Do this ▸
Copy, character for character, the lines running from the one with "Rebuild this chart" to the one with "[0.5516, 0.5981, 0.6603];", ends included. Leave out every other line.

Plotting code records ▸
-- -- --

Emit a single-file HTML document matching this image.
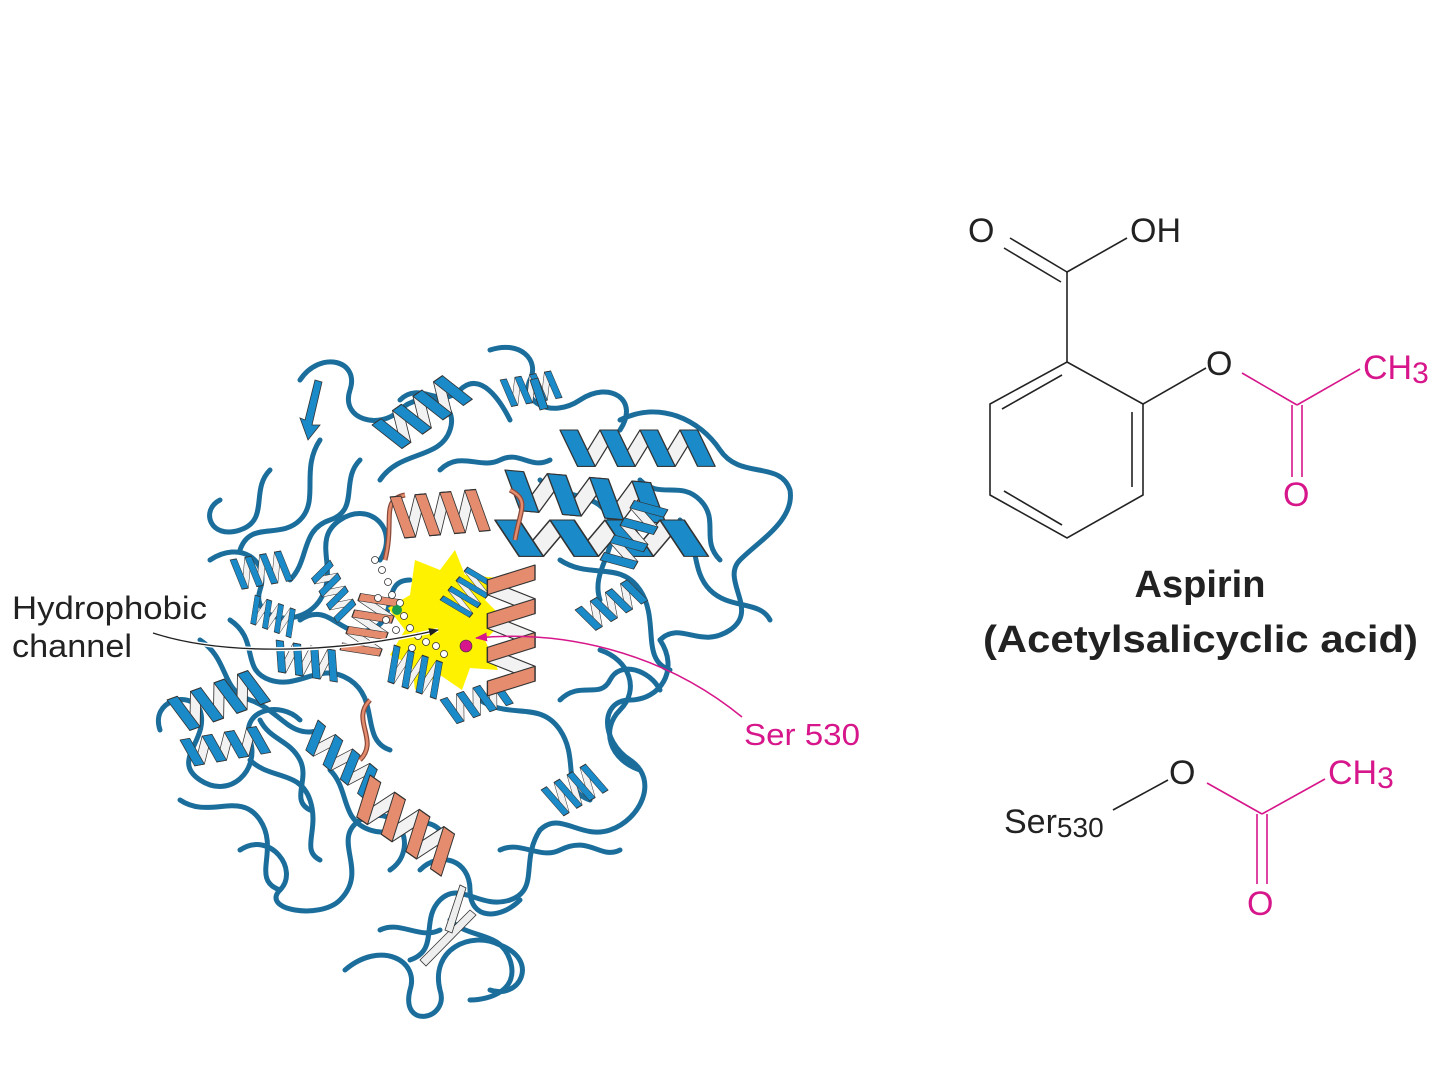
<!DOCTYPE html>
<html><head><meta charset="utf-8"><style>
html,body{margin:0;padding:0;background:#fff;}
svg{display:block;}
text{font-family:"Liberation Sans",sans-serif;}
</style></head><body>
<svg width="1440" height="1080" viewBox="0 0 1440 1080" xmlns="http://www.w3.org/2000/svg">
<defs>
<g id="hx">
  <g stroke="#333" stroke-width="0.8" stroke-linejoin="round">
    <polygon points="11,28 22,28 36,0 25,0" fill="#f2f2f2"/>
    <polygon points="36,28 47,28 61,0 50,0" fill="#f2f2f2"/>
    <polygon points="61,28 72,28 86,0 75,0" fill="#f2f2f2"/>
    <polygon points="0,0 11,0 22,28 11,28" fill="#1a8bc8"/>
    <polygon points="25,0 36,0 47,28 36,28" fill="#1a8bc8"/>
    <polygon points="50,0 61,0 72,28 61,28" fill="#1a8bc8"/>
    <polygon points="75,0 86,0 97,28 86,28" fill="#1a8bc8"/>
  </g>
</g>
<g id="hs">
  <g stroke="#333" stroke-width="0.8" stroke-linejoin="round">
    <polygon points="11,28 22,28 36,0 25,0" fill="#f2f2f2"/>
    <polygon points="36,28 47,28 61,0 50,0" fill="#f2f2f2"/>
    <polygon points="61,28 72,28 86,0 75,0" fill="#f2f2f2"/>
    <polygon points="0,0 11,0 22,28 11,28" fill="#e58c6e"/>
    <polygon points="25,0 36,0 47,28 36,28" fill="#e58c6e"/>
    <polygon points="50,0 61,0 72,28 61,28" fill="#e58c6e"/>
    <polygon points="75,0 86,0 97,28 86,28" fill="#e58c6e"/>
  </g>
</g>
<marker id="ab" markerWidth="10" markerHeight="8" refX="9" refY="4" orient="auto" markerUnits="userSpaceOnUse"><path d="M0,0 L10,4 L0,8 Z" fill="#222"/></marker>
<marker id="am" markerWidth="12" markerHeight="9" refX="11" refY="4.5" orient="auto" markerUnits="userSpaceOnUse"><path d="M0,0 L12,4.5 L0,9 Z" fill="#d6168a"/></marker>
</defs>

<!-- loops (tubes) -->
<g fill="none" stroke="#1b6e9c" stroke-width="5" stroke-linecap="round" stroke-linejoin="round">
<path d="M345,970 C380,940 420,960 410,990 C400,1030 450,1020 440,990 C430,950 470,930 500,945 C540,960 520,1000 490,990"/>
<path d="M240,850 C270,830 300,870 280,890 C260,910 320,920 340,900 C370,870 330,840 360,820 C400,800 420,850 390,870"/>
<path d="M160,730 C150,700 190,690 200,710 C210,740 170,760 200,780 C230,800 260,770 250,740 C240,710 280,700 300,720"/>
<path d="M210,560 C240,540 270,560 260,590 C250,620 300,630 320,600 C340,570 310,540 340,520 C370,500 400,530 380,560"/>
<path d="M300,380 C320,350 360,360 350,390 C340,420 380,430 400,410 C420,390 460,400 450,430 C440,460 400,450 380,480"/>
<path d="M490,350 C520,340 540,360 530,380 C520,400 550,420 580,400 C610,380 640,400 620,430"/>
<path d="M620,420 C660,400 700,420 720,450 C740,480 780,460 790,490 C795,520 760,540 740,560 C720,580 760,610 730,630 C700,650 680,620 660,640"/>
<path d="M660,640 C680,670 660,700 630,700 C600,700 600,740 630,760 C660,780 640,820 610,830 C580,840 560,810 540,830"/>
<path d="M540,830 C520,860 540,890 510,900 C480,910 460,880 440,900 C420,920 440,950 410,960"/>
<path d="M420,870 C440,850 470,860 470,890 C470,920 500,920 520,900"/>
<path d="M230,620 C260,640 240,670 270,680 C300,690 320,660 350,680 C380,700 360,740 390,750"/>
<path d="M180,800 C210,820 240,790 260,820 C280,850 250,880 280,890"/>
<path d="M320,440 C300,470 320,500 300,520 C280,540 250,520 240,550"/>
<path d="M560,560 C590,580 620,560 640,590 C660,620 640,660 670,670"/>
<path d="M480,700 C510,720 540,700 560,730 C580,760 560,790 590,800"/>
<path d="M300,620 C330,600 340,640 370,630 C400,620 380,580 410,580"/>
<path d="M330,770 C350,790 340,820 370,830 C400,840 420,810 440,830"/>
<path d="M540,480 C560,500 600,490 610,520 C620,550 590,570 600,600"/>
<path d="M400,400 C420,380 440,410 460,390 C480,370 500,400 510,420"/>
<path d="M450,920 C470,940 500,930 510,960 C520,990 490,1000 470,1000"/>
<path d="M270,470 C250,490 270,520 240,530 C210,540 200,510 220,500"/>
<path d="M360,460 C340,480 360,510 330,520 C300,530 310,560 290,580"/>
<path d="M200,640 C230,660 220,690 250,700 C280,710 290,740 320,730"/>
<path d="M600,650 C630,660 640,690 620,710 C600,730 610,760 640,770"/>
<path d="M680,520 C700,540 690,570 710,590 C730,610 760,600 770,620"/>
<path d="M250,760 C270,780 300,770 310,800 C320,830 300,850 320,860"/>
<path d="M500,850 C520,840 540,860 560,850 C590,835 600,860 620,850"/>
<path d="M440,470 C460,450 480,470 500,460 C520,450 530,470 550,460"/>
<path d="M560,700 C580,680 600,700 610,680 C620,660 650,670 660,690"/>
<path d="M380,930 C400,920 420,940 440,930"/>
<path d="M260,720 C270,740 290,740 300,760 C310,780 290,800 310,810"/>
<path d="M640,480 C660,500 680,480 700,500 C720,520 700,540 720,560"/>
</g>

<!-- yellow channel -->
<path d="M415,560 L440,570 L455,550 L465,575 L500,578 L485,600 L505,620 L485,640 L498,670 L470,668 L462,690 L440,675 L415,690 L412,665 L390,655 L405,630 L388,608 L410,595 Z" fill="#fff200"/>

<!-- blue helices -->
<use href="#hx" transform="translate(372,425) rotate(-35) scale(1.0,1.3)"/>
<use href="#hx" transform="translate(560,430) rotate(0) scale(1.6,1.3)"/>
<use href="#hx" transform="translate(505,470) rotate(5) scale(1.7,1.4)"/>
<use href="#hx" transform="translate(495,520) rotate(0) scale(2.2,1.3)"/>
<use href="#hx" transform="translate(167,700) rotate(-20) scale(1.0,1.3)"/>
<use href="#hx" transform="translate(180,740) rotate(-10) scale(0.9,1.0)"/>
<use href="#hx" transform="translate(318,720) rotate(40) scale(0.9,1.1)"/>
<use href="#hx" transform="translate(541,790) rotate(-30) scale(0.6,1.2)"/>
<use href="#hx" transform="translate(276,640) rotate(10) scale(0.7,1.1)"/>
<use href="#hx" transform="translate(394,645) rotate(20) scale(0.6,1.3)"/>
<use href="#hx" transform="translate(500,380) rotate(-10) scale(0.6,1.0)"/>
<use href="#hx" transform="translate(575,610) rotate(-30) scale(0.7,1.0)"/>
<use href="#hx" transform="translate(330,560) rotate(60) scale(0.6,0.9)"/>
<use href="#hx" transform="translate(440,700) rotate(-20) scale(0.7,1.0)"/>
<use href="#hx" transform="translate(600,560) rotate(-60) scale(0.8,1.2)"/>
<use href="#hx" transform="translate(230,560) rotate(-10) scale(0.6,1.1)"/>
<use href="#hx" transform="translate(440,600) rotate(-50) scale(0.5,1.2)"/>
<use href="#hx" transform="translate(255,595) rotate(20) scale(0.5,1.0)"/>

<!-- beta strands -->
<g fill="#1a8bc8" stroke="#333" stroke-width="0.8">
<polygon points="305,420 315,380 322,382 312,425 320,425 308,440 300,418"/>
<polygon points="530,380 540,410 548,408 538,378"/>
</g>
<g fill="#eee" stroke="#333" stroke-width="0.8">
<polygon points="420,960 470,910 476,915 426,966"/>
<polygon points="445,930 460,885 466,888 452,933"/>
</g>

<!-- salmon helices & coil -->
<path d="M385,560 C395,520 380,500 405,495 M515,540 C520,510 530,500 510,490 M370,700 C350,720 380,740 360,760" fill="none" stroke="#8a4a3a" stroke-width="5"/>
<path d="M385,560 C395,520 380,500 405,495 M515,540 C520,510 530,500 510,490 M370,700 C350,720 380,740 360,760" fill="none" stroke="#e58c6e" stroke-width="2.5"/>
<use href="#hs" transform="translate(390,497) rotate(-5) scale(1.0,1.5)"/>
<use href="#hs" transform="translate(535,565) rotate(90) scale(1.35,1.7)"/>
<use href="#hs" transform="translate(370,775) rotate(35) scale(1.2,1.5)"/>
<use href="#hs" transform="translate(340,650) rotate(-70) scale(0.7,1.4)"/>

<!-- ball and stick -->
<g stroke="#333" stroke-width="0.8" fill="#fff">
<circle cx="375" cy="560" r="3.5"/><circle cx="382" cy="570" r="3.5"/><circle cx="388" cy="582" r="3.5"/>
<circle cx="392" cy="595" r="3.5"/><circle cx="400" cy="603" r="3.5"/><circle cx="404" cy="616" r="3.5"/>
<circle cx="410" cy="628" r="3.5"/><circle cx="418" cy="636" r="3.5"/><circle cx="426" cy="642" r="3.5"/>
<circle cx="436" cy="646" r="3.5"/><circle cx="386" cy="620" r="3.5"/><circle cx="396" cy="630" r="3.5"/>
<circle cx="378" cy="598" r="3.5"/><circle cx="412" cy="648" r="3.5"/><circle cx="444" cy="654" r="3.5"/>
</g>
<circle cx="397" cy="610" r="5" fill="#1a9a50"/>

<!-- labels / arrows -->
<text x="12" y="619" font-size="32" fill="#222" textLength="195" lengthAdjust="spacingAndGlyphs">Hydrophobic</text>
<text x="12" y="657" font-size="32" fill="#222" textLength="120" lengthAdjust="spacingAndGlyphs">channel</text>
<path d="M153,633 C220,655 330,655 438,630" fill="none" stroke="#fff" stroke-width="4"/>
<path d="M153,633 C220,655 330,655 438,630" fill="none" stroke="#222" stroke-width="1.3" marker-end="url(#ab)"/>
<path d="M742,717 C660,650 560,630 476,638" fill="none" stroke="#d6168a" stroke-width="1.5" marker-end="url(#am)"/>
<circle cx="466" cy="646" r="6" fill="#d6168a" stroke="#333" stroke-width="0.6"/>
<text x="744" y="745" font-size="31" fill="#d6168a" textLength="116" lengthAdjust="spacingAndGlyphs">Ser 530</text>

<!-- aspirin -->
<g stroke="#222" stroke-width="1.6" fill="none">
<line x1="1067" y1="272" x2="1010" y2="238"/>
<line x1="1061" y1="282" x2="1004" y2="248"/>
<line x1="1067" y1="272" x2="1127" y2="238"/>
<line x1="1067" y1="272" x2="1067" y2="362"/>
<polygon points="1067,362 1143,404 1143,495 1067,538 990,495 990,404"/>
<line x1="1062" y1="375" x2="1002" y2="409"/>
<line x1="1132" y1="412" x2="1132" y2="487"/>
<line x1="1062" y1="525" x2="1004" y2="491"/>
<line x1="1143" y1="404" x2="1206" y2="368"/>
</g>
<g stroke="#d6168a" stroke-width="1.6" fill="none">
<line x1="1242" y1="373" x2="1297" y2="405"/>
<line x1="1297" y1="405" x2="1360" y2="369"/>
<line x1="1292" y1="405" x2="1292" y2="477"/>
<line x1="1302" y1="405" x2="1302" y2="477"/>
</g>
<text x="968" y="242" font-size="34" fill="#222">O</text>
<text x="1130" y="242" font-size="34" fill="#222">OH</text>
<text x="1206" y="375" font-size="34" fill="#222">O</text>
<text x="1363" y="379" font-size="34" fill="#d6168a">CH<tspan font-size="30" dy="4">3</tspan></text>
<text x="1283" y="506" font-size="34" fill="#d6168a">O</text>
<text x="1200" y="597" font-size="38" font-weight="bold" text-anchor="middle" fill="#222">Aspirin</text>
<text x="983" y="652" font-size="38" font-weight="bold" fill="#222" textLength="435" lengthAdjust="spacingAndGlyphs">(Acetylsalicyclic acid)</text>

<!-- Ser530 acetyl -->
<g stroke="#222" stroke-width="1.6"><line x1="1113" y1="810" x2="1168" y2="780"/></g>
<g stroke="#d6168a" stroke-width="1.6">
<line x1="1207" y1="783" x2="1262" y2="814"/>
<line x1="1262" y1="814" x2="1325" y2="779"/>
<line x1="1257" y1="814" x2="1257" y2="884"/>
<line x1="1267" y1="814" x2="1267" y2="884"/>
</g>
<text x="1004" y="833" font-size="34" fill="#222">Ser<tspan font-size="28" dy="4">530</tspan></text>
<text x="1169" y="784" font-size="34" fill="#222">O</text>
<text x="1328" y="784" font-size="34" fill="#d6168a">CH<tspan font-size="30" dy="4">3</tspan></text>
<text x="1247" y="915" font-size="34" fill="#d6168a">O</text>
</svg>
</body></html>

-- -- --

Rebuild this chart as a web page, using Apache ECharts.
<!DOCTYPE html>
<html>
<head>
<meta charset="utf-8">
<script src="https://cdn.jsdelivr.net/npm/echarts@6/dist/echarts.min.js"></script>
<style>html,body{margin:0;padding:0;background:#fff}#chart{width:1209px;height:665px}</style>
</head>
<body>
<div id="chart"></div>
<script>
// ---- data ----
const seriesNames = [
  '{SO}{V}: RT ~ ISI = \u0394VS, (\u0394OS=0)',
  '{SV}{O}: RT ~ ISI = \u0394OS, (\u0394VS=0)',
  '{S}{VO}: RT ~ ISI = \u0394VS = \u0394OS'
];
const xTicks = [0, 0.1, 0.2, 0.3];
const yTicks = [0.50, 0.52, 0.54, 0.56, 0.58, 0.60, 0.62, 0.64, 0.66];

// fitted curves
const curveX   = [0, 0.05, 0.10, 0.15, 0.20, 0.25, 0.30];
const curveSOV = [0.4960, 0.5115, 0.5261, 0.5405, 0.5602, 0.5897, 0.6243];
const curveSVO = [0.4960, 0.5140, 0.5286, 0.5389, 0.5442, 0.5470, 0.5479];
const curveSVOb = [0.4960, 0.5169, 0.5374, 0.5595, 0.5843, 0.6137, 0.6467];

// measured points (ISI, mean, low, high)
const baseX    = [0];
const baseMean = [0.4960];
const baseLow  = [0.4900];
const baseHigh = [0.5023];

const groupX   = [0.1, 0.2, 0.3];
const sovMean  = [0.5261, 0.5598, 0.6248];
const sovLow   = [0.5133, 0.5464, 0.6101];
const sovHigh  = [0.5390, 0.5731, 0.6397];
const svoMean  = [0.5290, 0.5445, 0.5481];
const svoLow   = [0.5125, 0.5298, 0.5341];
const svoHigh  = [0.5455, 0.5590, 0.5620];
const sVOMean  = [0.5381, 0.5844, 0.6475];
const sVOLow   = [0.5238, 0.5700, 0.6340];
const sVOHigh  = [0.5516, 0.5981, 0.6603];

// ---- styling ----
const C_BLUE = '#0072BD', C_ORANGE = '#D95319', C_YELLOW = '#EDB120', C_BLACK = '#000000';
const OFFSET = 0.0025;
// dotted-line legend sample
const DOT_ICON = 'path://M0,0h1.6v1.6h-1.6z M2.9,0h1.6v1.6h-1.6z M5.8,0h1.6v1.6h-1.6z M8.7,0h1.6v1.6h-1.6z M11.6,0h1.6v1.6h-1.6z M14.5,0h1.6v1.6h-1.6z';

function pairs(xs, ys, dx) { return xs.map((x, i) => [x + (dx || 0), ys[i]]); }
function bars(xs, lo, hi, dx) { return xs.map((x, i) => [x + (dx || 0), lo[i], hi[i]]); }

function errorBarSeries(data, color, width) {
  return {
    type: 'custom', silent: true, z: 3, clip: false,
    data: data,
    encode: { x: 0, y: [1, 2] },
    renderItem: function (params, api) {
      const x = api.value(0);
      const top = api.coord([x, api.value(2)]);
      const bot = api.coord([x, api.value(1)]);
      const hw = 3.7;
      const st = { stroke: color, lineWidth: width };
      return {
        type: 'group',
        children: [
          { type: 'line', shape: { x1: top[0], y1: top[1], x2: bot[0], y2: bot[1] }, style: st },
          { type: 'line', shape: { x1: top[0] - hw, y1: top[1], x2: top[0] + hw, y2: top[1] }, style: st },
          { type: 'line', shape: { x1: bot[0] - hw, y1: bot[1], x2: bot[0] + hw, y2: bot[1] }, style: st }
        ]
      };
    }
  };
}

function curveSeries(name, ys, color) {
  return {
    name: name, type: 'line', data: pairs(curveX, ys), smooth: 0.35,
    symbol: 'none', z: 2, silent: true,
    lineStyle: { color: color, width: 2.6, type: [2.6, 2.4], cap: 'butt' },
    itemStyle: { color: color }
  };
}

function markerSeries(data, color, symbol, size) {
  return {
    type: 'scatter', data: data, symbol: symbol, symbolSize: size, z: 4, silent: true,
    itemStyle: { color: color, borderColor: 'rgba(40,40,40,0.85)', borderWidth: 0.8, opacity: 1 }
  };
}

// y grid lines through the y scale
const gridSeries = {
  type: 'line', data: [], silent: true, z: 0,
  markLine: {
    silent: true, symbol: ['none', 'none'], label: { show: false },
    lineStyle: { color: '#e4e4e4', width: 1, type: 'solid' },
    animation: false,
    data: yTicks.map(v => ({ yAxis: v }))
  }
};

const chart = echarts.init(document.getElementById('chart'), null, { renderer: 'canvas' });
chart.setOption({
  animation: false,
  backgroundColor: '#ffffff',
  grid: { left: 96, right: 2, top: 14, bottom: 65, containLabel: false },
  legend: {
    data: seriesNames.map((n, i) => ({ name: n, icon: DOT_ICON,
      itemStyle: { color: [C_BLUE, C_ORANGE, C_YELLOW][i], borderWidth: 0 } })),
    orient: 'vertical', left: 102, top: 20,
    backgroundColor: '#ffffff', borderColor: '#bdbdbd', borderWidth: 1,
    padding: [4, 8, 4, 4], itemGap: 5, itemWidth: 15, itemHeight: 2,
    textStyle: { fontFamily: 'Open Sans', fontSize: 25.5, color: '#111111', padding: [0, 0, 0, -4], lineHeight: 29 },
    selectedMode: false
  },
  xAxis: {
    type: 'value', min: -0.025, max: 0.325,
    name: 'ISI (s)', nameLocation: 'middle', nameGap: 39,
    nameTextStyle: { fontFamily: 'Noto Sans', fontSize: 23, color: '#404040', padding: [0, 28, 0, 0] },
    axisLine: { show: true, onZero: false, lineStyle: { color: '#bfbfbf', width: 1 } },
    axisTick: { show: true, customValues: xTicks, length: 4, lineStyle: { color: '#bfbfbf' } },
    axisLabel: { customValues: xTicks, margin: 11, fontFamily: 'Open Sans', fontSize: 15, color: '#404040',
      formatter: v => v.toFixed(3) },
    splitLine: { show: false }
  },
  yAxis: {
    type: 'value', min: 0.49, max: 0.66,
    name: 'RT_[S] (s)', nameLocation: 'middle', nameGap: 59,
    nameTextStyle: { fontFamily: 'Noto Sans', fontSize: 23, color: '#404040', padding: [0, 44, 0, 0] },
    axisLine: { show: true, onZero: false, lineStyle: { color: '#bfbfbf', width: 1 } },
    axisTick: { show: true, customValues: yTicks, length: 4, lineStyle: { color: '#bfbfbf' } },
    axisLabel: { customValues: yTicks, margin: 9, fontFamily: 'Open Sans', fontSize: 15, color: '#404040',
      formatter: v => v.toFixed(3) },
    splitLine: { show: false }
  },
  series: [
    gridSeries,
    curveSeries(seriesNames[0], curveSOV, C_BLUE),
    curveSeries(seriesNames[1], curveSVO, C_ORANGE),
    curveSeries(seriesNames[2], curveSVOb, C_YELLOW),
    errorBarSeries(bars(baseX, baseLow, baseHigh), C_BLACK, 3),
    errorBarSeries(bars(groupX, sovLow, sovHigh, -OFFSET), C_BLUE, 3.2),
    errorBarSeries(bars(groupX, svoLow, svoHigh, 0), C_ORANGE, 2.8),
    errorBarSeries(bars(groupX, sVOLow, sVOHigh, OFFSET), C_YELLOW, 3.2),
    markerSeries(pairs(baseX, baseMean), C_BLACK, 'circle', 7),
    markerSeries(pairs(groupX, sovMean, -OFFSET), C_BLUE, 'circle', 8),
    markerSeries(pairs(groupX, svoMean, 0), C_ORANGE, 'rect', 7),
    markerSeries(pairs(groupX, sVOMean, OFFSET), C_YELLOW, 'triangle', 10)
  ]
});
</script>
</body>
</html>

-- -- --

Reply ▸
Rebuild this chart as a web page, using Apache ECharts.
<!DOCTYPE html>
<html>
<head>
<meta charset="utf-8">
<script src="https://cdn.jsdelivr.net/npm/echarts@6/dist/echarts.min.js"></script>
<style>html,body{margin:0;padding:0;background:#fff}#chart{width:1209px;height:665px}</style>
</head>
<body>
<div id="chart"></div>
<script>
// ---- data ----
const seriesNames = [
  '{SO}{V}: RT ~ ISI = \u0394VS, (\u0394OS=0)',
  '{SV}{O}: RT ~ ISI = \u0394OS, (\u0394VS=0)',
  '{S}{VO}: RT ~ ISI = \u0394VS = \u0394OS'
];
const xTicks = [0, 0.1, 0.2, 0.3];
const yTicks = [0.50, 0.52, 0.54, 0.56, 0.58, 0.60, 0.62, 0.64, 0.66];

// fitted curves
const curveX   = [0, 0.05, 0.10, 0.15, 0.20, 0.25, 0.30];
const curveSOV = [0.4960, 0.5115, 0.5261, 0.5405, 0.5602, 0.5897, 0.6243];
const curveSVO = [0.4960, 0.5140, 0.5286, 0.5389, 0.5442, 0.5470, 0.5479];
const curveSVOb = [0.4960, 0.5169, 0.5374, 0.5595, 0.5843, 0.6137, 0.6467];

// measured points (ISI, mean, low, high)
const baseX    = [0];
const baseMean = [0.4960];
const baseLow  = [0.4900];
const baseHigh = [0.5023];

const groupX   = [0.1, 0.2, 0.3];
const sovMean  = [0.5261, 0.5598, 0.6248];
const sovLow   = [0.5133, 0.5464, 0.6101];
const sovHigh  = [0.5390, 0.5731, 0.6397];
const svoMean  = [0.5290, 0.5445, 0.5481];
const svoLow   = [0.5125, 0.5298, 0.5341];
const svoHigh  = [0.5455, 0.5590, 0.5620];
const sVOMean  = [0.5381, 0.5844, 0.6475];
const sVOLow   = [0.5238, 0.5700, 0.6340];
const sVOHigh  = [0.5516, 0.5981, 0.6603];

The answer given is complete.